Best of Government in Action/Inaction



The easy reporting is to call Tuesday’s commission meeting a spectacle of the worst in government excess. Mike Bates’ article in the Chronicle yesterday does as much, yet while it was written in an enjoyable way, I reject the premise that the takeaway from the meeting should be about the waste. Mr. Bates is a great reporter whose story in this case felt incomplete.



A reader might finish the piece and conclude the Board of County Commissioners (BOCC) wasted $98,000 in taxpayer money on a bogus consultant report then tabled the impact fee vote thereby accomplishing nothing. In actuality, however, yesterday’s meeting was far from a circus but rather an excellent display of the best in county governance both demonstrating government in action and when government inaction is for the best interest of the public. Here are two examples.



In early August last year, the commission voted 5-0 to explore returning emergency management services to county supervision rather than under the purview of the Sheriff whose office holds a contract to manage it now and has for the last three decades. The current contract is set to expire on Sept. 30 of this year.

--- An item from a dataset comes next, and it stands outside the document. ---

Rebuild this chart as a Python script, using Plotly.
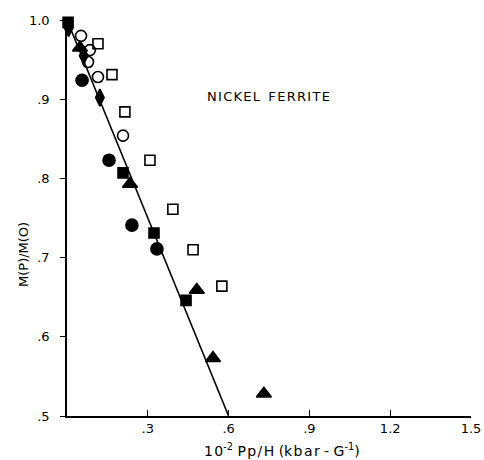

What the BOCC discovered by authorizing staff to explore this option was that it would cost several hundreds of thousands of dollars more to make the move. Instead, Sheriff Mike Prendergast explained at the meeting that his office has prepared a budget for the upcoming cycle in which, for the first time in the 31-year history of emergency management being under the direction of CCSO, it would become a truly independent line-item.



This ends the practice of co-mingling funds in which CCSO uses money designated for law enforcement activities to prop up services offered to county contracts, a practice common under previous administrations.

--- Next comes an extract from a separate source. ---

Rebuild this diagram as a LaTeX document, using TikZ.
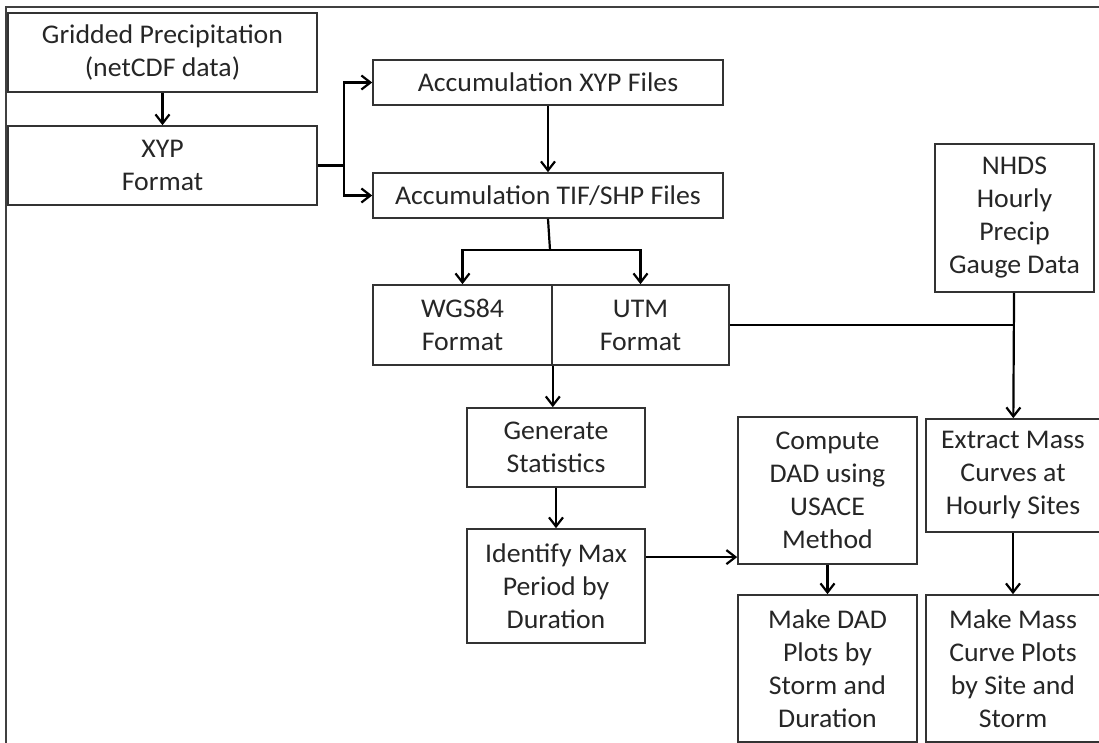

To further this distinction between county emergency services and CCSO, the director’s position that will be vacated by Director Chris Evan who retires in four days will be filled by someone who is not a sworn deputy but rather an accomplished emergency services administrator. Capt. Troy Hess will serve in the interim before the new director is hired.

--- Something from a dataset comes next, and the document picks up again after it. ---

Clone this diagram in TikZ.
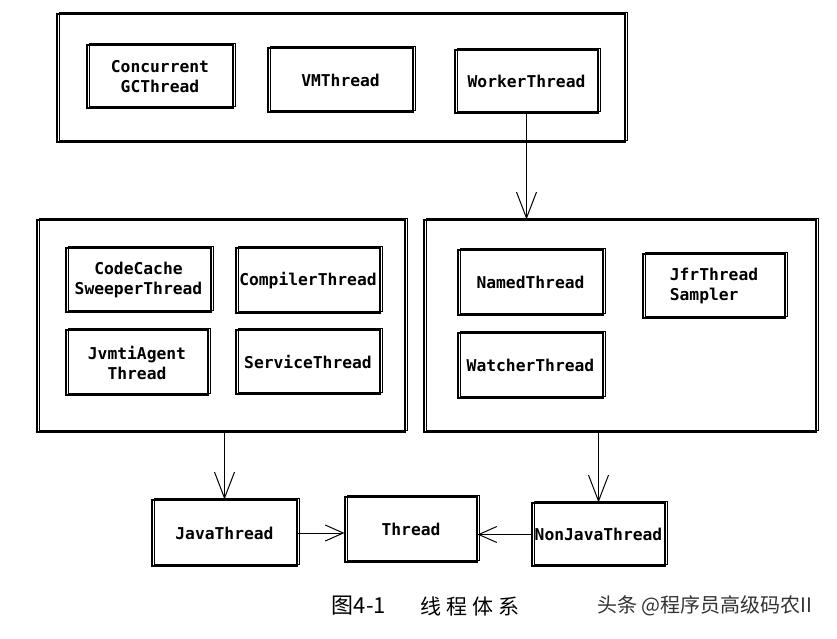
\documentclass[tikz,border=0pt]{standalone}
\usepackage{fontspec}
\setmonofont{DejaVu Sans Mono}
\newfontfamily\cjk{Noto Sans CJK SC}
\usetikzlibrary{arrows.meta}
\tikzset{
  sk/.style={draw, line width=1.1pt,
    postaction={draw, line width=0.6pt, transform canvas={shift={(2pt,1.5pt)}}}},
  tbox/.style={sk, font=\ttfamily\bfseries\fontsize{16.3}{20}\selectfont, align=center, inner sep=0pt},
  outer/.style={sk, inner sep=0pt},
  arr/.style={line width=1pt, -{Straight Barb[length=26pt,width=20pt,line width=1pt]}},
  harr/.style={line width=1pt, -{Straight Barb[length=18pt,width=16pt,line width=1pt]}},
}
\begin{document}
\begin{tikzpicture}[x=1pt,y=-1pt]
\useasboundingbox[fill=white] (0,0) rectangle (837,638);
% outer groups
\node[outer, minimum width=568pt, minimum height=128pt] (top) at (341,78) {};
\node[outer, minimum width=368pt, minimum height=212pt] (lbox) at (221,326) {};
\node[outer, minimum width=392pt, minimum height=212pt] (rbox) at (620,326) {};
% top row
\node[tbox, minimum width=146pt, minimum height=63pt] (cgc) at (160,76.5) {Concurrent\\GCThread};
\node[tbox, minimum width=145pt, minimum height=64pt] (vm) at (340.5,80) {VMThread};
\node[tbox, minimum width=143pt, minimum height=63pt] (worker) at (526.5,81.5) {WorkerThread};
% left group
\node[tbox, minimum width=145pt, minimum height=64pt] (ccs) at (138.5,280) {CodeCache\\SweeperThread};
\node[tbox, minimum width=144pt, minimum height=65pt] (comp) at (308,280.5) {CompilerThread};
\node[tbox, minimum width=142pt, minimum height=65pt] (jvmti) at (137,362.5) {JvmtiAgent\\Thread};
\node[tbox, minimum width=144pt, minimum height=64pt] (serv) at (308,362) {ServiceThread};
% right group
\node[tbox, minimum width=145pt, minimum height=65pt] (named) at (530.5,282.5) {NamedThread};
\node[tbox, align=left, minimum width=142pt, minimum height=64pt] (jfr) at (714,286) {JfrThread\\Sampler};
\node[tbox, minimum width=145pt, minimum height=65pt] (watcher) at (530.5,365.5) {WatcherThread};
% bottom row
\node[tbox, minimum width=145pt, minimum height=66pt] (java) at (224.5,533) {JavaThread};
\node[tbox, minimum width=132pt, minimum height=65pt] (thread) at (411,529.5) {Thread};
\node[tbox, minimum width=133pt, minimum height=63pt] (nonjava) at (598.5,534.5) {NonJavaThread};
% arrows
\draw[arr] (worker.south) -- (worker.south |- rbox.north);
\draw[arr] (java.north |- lbox.south) -- (java.north);
\draw[arr] (nonjava.north |- rbox.south) -- (nonjava.north);
\draw[harr] (java.east) -- (java.east -| thread.west);
\draw[harr] (nonjava.west) -- (nonjava.west -| thread.east);
% caption
\node[font=\cjk\fontsize{22}{26}\selectfont, inner sep=0pt] (cap1) at (359,606) {图4-1};
\node[font=\cjk\fontsize{21}{26}\selectfont, inner sep=0pt] (cap2) at (470,606) {线\hspace{5pt}程\hspace{5pt}体\hspace{5pt}系};
\node[font=\cjk\fontsize{20}{24}\selectfont, text=black!80, inner sep=0pt] (wm) at (705,606) {头条 @程序员高级码农II};
\end{tikzpicture}
\end{document}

The hiring process itself will start with a county advisory board comprised of non-CCSO, civilian citizens who will make a recommendation to the Sheriff, whose selection is then approved by the BOCC as all countywide director positions. CCSO retains the contract, pays the employee and the director will report to the Sheriff instead of the county to increase synergy.



This is your county government operating at maximum efficiency. It explored an option in advance of a contract expiring, determined the expense was not worth the service, worked with a constitutional officer to improve budget transparency by eliminating co-mingling funds for the first time since the early 1990s and created a hiring process with input from many people along the way as well as a chance for public comment as the BOCC votes to approve the candidate all while not infringing on the Sheriff’s autonomy.



That is news in my opinion so I have no idea why it has been absent from Chronicle coverage, although it’s possible I just missed it. What was covered, and Mr. Bates did do a good job of this, was the more memorable part of the meeting.



After Zoom problems left the commissioners unable to directly talk to the consultant presenting a report on impact fees, it was determined that the data the consultant was presenting was based on outdated information anyway thus rendering a study in which the consultant was paid $98,000 to produce completely useless.



This was not a great moment. The BOCC did rally to thoughtfully listen to several community representatives from Realtors Association of Citrus County Kelly Tedrick, Citrus County Building Alliance Executive Director Donna Bidlack, Key Training Center representative Avis Marie Craig, Chamber of Commerce President/CEO Josh Wooten and others. Though the BOCC’s mood was understandably sour, they tabled their initial push to vote on impact fees until more public input could be obtained - voting to not vote, which in this case was the right move.



Tuesday’s meeting demonstrated the two ends of the government action outcomes, but both in the end benefited the public. The $98k on a bogus study is unfortunate, but I do think there will be lessons learned and County Administrator Randy Oliver did note that the county’s choice for consultant fell through and this was a backup company suggested by a trade organization in the county.